At first blush I was: “Of course he should accede to this challenge.” As the world’s richest person, who is now estimated to be worth $311-billion, an amount that most people, including myself, cannot fathom in terms of access, power and spending potential, it didn’t seem like a huge ask.
Musk asserted that, should the director of the UN’s World Food Programme, David Beasley, be able to prove through transparent and open-source accounting the possibility of hunger being eradicated with $6-billion, he would liquidate some of his Tesla stock and hand the money over to help the hungry people.
This was after Beasley had thrown down a challenge on Twitter for Musk and the world’s second-richest man, Jeff Bezos, the Amazon founder who is worth more than $190-billion, to “step up now, on a one-time basis”.
After a brief discussion with a friend who raised two valid points, I decided to ruminate some more on the issue. First, it was doubtful that international aid organisations such as the World Food Programme have a real interest in eradicating hunger and poverty because that would effectively put them out of work. Second, it would make sense for Musk to ask for proof of where his money was going and how it would be spent so that he and the public could be satisfied that it would indeed be well spent, as an accountability measure.
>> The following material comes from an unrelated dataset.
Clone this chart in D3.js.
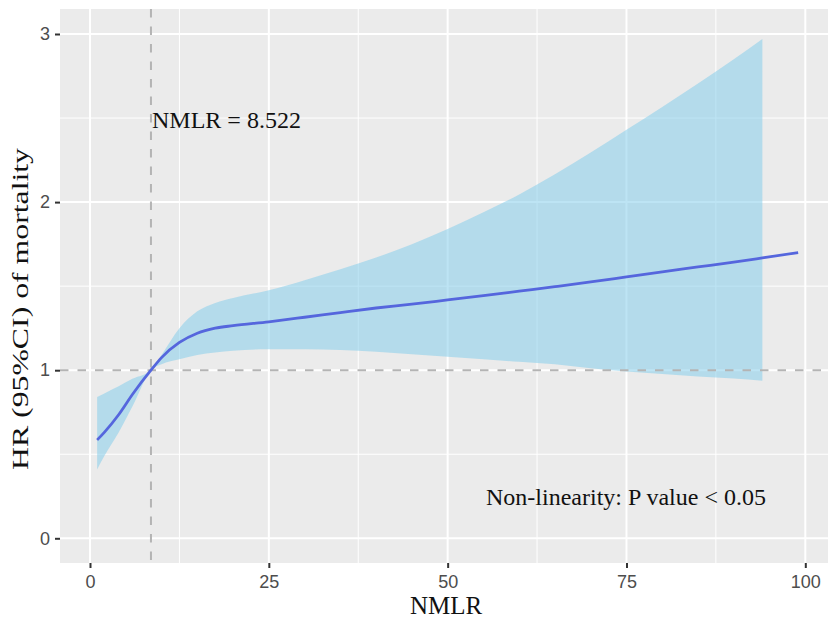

Now, it seems to me that three things are at play here: First, that we live in a world where one man’s personal wealth can be many times the GDP of a lower-middle-income country and that seemingly is not alarming; second, that they would have to be petitioned and convinced to use their money to stop people from the indignity of hunger; and third, that not too many people are asking what the success measures for international aid organisations are.
We are living in an age in which we accept that obscene wealth is normalised and aspirational as opposed to questioned and repudiated in the face of the world’s poverty crisis – 9.2% of the world’s population lives in unimaginable poverty. What kind of broken system are we propping up that rewards the amassing of such money while other people literally have nothing?
We seem to have bought into the seduction of a capitalist system that coaxes us to participate in it on the off chance that we too might become billionaires. But the thing about capitalism is that it is at the expense of the poor: people hoard riches by snatching away the opportunities of others and keeping them to themselves.
About a year or two ago there was a reality show on Netflix called Bling Empire that flaunted the extravagance that billions of dollars afforded people – to the point of cutting ties with reality. Viewers loved it: each episode unveiled more and more just how the 1% of the world lived their caviar lifestyle.
Now, there is no doubt that the people who amass these riches probably work extremely hard; however, one wonders what goes through their minds as they float past the misery that is poverty. For example, looking at their employee records and salary statements and knowing that they could never get by on the lowest-earning employee’s salary, what becomes the justification in their minds of how that employee manages to live every month?
I remember once seeing someone posting on social media: “Stop humanizing billionaires. Elon Musk isn’t just some average guy. Do you have any idea how much money $253 billion really is? That’s not normal.” That really stuck with me, particularly when noting how the reality TV show was thriving on “lifting the veil” of how the super-rich live and making them a normal part of our lives, so that people felt their own riches were around the corner.
On the one hand, while asking for the billionaires to donate their money, the question that still remains is what measures will be put in place to ensure that the 42 million people do not slip right back into hunger once the $6-billion towards aid is released and spent.
And what is the sustainability case as opposed to the dependency case for the donation?
In a world in which the divide between rich and poor only gets wider, how do you ensure that yesterday’s billions are not tomorrow’s trillions?